## Items listed in a dataset
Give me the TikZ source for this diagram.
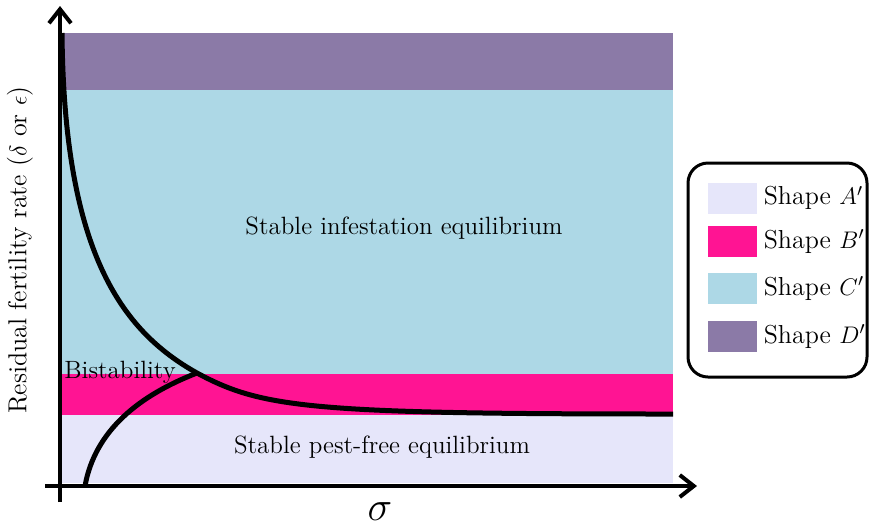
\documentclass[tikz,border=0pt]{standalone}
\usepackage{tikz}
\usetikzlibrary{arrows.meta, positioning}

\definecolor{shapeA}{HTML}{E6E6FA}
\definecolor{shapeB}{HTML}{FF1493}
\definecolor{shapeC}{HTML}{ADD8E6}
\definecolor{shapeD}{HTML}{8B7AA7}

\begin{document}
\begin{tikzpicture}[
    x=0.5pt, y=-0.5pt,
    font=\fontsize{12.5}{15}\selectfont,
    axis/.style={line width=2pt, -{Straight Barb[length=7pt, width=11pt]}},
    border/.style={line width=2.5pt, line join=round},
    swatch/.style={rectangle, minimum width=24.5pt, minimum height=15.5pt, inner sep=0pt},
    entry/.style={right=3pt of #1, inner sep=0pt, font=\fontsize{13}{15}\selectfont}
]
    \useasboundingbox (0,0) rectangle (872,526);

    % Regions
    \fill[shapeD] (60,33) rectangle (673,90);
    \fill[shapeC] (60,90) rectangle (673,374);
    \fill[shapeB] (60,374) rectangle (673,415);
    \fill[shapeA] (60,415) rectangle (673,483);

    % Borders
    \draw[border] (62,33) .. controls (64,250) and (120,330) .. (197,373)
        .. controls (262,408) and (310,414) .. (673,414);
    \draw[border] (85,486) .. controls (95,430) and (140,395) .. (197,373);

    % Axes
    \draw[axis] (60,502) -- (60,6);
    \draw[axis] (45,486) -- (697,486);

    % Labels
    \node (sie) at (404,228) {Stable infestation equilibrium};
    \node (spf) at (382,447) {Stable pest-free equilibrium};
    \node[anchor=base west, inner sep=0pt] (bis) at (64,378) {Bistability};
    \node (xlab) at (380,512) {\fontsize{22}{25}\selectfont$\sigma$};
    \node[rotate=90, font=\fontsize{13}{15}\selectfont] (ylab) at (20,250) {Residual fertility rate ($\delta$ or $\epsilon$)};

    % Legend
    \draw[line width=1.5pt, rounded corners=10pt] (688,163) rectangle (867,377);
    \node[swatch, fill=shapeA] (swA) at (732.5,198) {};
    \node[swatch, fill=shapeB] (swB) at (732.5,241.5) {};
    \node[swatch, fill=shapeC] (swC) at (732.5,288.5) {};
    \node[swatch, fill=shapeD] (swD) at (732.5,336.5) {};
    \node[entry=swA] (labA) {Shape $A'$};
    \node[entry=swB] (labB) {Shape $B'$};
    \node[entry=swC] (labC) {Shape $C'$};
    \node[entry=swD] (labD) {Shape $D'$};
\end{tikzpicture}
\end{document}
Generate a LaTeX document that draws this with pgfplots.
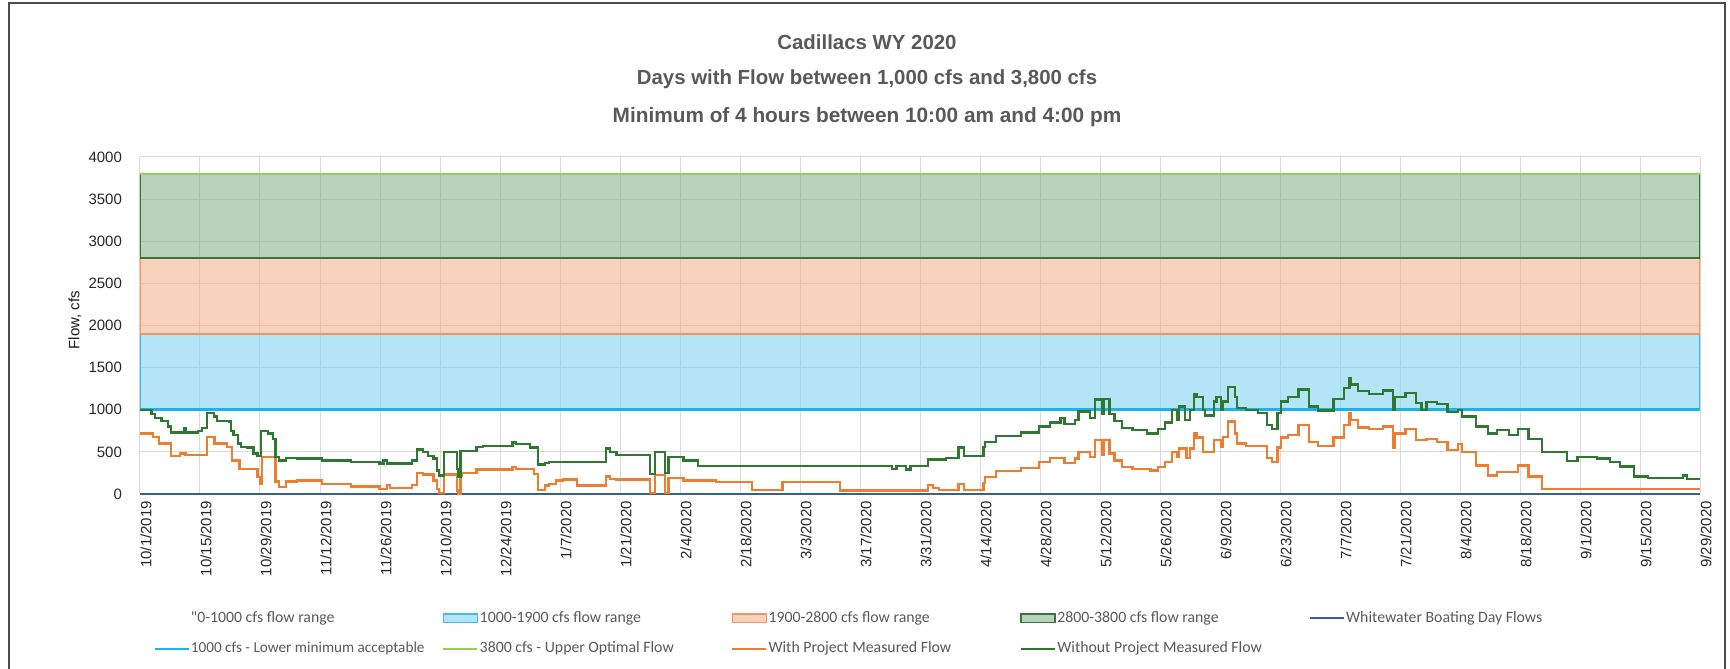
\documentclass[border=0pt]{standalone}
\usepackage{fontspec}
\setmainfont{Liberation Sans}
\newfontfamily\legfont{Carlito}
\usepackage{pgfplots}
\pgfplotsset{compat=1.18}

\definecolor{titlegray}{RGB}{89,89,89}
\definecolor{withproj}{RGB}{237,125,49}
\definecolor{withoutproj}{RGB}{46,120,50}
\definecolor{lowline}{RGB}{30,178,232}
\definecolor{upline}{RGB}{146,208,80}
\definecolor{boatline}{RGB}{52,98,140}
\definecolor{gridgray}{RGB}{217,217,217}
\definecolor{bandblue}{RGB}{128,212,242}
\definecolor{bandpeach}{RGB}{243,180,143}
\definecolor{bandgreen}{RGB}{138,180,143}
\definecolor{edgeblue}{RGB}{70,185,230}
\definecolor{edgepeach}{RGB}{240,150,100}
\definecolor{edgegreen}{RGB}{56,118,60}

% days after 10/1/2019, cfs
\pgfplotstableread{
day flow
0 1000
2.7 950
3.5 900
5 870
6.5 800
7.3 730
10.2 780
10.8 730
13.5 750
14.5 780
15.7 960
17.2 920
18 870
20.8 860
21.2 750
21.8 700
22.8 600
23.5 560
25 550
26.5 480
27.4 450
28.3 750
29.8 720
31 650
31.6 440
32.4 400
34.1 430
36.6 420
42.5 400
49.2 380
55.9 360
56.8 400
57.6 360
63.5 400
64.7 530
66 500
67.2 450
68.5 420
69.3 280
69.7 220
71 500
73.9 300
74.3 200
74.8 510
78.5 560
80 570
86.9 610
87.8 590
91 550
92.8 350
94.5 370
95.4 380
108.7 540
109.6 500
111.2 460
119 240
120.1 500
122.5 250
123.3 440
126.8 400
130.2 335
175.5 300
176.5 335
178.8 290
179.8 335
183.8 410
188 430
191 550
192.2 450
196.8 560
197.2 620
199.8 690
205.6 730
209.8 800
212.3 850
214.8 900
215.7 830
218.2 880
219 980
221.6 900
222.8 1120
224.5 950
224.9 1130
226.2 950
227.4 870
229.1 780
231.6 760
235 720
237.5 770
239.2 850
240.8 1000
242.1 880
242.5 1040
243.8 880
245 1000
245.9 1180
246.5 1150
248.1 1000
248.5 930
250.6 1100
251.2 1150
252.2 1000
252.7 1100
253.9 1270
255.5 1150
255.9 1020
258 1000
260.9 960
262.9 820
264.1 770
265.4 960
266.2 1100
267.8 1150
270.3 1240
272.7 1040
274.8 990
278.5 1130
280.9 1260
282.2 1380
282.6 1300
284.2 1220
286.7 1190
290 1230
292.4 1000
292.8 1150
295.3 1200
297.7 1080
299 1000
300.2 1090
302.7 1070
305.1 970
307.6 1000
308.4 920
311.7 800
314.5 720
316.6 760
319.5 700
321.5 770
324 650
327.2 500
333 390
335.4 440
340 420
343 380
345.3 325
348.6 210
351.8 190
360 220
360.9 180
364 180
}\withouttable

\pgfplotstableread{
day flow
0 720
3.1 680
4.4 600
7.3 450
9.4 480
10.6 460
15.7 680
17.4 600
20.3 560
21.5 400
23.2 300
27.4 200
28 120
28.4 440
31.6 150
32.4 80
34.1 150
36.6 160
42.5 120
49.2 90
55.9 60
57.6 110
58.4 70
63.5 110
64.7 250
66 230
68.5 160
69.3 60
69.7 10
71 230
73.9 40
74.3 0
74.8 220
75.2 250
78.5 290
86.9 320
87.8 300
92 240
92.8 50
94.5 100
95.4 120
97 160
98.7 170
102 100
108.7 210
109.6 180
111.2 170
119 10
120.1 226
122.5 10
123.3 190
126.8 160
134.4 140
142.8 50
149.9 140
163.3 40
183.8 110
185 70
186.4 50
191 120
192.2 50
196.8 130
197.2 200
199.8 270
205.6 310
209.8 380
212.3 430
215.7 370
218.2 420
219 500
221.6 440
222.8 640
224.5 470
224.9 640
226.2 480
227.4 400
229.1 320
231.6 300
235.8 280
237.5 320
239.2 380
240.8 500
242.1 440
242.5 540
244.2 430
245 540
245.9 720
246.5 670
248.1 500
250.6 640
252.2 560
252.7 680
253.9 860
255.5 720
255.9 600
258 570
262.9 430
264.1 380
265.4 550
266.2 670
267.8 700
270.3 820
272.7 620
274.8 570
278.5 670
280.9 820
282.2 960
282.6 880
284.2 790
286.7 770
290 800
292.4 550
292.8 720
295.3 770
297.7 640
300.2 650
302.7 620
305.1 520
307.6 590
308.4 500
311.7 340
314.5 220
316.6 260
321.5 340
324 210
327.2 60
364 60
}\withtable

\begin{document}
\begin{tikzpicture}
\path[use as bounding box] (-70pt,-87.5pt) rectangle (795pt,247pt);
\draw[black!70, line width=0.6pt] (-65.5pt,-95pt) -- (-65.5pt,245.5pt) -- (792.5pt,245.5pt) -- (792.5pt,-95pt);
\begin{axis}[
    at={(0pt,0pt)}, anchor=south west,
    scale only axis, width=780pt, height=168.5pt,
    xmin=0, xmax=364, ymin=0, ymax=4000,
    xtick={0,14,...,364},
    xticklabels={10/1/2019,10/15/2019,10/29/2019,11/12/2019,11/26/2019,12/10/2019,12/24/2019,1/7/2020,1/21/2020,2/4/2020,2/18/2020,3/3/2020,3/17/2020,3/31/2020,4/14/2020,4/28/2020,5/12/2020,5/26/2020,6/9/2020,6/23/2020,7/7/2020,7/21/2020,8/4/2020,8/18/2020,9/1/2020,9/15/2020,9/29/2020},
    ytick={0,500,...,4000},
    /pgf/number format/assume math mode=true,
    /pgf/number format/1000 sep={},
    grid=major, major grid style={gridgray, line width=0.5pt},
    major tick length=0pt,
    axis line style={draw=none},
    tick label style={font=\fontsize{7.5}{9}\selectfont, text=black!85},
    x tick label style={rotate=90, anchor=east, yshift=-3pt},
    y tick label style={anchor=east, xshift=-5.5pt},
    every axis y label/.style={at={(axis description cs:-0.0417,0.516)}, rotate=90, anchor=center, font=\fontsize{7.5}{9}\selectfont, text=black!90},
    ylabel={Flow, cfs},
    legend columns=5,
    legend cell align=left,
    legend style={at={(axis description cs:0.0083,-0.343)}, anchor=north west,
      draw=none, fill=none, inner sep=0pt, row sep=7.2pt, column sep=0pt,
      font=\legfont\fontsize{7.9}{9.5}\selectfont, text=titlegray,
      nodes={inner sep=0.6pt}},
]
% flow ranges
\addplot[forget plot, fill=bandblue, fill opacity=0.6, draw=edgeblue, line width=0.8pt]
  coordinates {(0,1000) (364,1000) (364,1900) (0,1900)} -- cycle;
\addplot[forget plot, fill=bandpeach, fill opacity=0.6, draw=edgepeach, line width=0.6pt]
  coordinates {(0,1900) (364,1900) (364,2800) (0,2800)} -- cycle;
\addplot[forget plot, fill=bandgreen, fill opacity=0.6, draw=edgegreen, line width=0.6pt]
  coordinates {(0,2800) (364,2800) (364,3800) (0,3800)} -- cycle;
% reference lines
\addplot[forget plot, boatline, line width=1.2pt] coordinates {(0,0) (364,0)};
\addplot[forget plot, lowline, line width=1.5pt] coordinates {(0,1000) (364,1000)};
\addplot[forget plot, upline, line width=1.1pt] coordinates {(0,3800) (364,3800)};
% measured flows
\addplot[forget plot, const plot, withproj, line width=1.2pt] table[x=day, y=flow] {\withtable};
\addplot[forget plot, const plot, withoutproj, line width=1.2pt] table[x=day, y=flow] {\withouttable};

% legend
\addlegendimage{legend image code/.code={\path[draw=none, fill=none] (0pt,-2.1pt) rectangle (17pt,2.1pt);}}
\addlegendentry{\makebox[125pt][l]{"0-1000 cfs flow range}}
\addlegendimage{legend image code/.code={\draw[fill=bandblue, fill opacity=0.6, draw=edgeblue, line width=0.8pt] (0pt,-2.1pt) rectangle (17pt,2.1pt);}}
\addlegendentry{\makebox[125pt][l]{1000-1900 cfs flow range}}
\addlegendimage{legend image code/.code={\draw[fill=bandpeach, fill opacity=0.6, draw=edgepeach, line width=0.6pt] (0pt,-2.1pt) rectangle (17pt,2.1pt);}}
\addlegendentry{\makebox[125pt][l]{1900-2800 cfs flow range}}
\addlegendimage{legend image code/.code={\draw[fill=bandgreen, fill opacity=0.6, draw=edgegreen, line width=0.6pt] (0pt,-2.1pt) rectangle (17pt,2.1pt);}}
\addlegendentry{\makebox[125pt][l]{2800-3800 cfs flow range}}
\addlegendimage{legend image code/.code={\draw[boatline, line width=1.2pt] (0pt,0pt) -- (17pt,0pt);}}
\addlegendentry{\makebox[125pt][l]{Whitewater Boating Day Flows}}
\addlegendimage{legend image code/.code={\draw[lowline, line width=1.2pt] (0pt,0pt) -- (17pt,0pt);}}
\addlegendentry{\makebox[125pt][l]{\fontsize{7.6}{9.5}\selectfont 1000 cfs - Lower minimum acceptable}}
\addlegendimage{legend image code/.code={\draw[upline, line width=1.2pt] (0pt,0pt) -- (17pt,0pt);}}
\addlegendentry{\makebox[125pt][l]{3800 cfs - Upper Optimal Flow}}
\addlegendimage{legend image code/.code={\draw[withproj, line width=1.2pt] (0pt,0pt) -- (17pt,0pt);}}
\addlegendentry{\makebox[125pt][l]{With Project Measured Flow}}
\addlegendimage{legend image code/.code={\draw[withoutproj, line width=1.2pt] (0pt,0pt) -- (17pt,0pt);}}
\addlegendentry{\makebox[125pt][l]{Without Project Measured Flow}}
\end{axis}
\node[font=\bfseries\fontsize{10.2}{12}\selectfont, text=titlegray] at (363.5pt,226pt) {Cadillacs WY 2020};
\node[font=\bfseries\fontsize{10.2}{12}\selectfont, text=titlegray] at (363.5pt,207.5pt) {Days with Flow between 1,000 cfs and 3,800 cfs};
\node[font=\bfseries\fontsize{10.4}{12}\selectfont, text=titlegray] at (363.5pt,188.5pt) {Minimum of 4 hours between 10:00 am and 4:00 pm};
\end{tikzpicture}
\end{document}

## Exercise description
Without the pictures, write out the lines from the beginning of the entries through the line with "(0,0) rectangle (872,526);".

## Correct response
Give me the TikZ source for this diagram.
\documentclass[tikz,border=0pt]{standalone}
\usepackage{tikz}
\usetikzlibrary{arrows.meta, positioning}

\definecolor{shapeA}{HTML}{E6E6FA}
\definecolor{shapeB}{HTML}{FF1493}
\definecolor{shapeC}{HTML}{ADD8E6}
\definecolor{shapeD}{HTML}{8B7AA7}

\begin{document}
\begin{tikzpicture}[
    x=0.5pt, y=-0.5pt,
    font=\fontsize{12.5}{15}\selectfont,
    axis/.style={line width=2pt, -{Straight Barb[length=7pt, width=11pt]}},
    border/.style={line width=2.5pt, line join=round},
    swatch/.style={rectangle, minimum width=24.5pt, minimum height=15.5pt, inner sep=0pt},
    entry/.style={right=3pt of #1, inner sep=0pt, font=\fontsize{13}{15}\selectfont}
]
    \useasboundingbox (0,0) rectangle (872,526);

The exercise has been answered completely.